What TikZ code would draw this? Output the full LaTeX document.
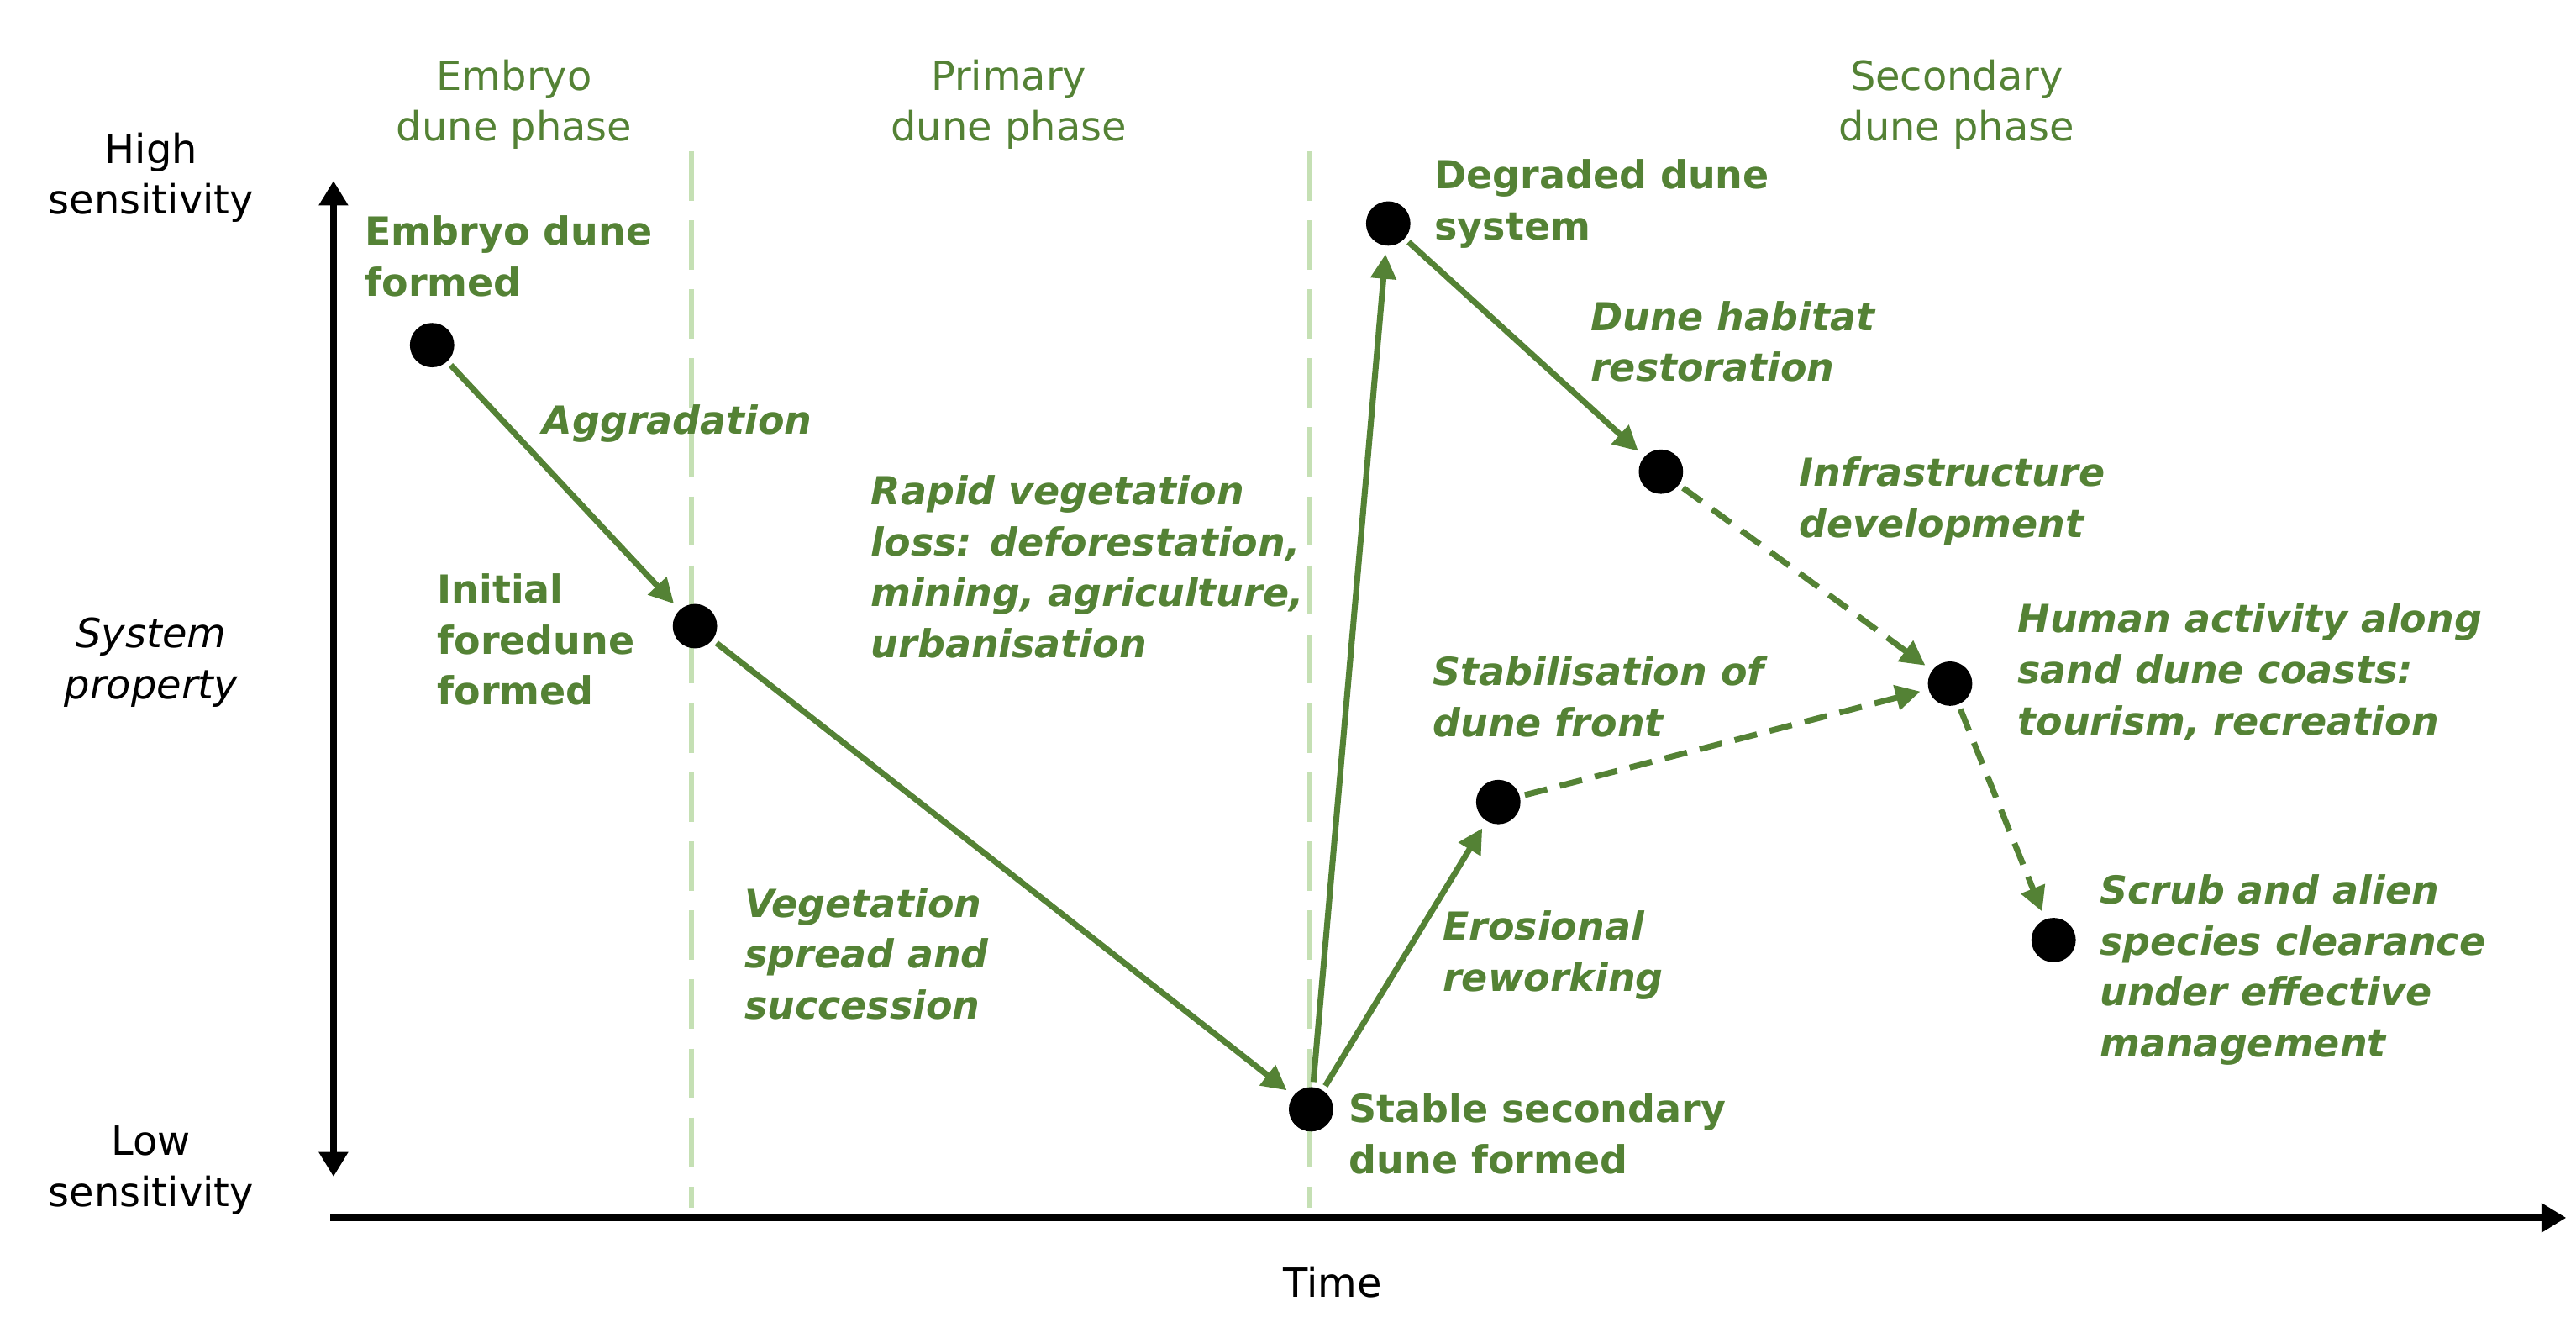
★ ★ ★
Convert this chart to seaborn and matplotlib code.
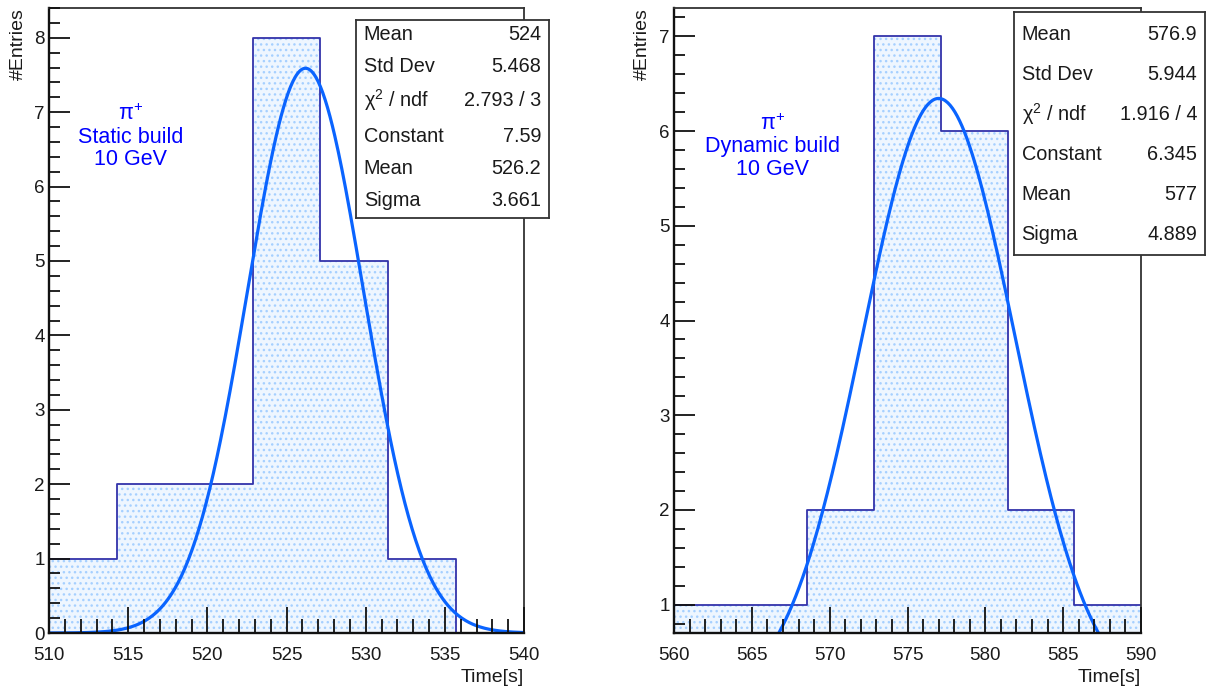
★ ★ ★
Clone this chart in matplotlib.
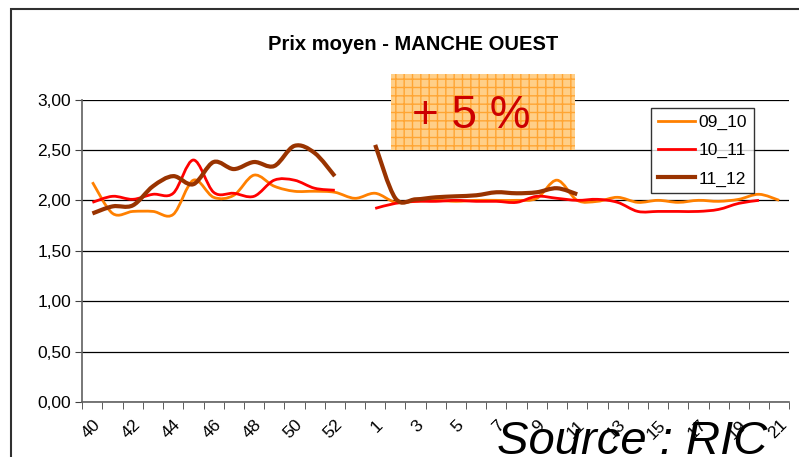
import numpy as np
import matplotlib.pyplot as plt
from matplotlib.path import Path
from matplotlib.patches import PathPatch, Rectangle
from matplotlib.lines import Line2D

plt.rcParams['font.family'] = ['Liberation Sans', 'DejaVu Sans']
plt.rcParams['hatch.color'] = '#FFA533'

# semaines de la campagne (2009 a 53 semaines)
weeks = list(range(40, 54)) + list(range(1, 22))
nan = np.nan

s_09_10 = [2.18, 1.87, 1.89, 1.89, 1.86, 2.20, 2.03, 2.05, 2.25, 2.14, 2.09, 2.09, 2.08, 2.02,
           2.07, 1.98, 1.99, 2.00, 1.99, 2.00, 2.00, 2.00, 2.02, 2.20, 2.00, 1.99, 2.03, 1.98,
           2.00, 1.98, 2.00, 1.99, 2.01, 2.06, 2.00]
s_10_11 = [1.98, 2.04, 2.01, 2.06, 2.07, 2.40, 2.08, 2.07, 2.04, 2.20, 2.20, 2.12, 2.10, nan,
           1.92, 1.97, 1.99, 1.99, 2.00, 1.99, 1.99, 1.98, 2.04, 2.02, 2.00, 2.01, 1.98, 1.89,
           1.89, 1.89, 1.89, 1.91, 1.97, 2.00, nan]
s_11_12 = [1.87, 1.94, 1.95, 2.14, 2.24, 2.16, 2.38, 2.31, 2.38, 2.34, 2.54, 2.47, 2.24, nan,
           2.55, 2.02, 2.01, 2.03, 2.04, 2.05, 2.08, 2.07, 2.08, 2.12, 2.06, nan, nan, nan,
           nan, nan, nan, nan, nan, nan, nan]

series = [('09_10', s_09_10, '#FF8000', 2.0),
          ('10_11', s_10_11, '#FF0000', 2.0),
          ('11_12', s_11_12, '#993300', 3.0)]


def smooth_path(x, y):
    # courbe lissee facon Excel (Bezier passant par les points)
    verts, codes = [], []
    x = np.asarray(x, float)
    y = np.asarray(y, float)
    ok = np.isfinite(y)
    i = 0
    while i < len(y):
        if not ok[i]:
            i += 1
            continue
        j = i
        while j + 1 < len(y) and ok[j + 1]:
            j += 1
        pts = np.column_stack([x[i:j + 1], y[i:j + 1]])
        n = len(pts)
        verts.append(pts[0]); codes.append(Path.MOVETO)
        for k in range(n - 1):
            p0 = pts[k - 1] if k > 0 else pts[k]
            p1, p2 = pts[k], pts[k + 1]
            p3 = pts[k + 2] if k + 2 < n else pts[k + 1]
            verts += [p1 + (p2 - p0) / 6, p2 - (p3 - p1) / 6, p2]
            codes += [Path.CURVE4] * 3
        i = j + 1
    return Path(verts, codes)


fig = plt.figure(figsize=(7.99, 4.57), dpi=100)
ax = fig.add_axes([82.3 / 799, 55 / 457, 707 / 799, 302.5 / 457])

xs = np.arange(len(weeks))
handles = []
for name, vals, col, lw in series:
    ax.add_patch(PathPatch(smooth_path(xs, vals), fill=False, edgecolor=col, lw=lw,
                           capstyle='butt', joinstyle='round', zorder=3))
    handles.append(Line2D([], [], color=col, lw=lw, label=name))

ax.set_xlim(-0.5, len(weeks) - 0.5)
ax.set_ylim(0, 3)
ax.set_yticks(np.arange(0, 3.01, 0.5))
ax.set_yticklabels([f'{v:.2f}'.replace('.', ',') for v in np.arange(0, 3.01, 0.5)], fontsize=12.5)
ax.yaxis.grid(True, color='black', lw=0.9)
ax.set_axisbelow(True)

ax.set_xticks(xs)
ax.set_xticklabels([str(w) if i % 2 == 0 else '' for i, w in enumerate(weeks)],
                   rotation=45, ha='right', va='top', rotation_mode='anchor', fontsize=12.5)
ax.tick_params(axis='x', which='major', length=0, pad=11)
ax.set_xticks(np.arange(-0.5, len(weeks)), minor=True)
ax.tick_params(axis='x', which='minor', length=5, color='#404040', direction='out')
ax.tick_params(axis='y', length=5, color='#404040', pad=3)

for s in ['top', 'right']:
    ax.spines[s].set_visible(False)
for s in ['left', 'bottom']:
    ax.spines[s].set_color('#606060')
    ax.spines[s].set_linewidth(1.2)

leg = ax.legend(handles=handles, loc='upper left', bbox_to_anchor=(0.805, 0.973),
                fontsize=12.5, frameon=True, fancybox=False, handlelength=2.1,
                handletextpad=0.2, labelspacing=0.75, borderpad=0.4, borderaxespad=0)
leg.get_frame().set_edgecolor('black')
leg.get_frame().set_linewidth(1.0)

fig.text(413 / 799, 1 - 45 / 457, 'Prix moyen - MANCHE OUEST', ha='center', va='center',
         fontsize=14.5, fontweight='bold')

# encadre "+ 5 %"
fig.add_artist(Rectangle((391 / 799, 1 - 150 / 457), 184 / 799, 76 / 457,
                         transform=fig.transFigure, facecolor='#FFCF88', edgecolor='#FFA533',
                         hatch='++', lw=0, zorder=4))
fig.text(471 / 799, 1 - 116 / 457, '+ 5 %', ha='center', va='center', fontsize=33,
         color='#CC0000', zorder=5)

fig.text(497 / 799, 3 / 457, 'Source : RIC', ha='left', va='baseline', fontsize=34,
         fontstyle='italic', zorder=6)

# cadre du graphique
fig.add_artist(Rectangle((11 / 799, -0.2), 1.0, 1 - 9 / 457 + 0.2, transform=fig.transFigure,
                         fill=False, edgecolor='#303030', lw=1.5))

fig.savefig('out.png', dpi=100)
★ ★ ★
§ **Given problem**
Pictures stay out: repeat exactly only the lines from the one with "Clone this chart in matplotlib." through the one with "nan = np.nan".

§ **Reply to the exercise**
Clone this chart in matplotlib.
import numpy as np
import matplotlib.pyplot as plt
from matplotlib.path import Path
from matplotlib.patches import PathPatch, Rectangle
from matplotlib.lines import Line2D

plt.rcParams['font.family'] = ['Liberation Sans', 'DejaVu Sans']
plt.rcParams['hatch.color'] = '#FFA533'

# semaines de la campagne (2009 a 53 semaines)
weeks = list(range(40, 54)) + list(range(1, 22))
nan = np.nan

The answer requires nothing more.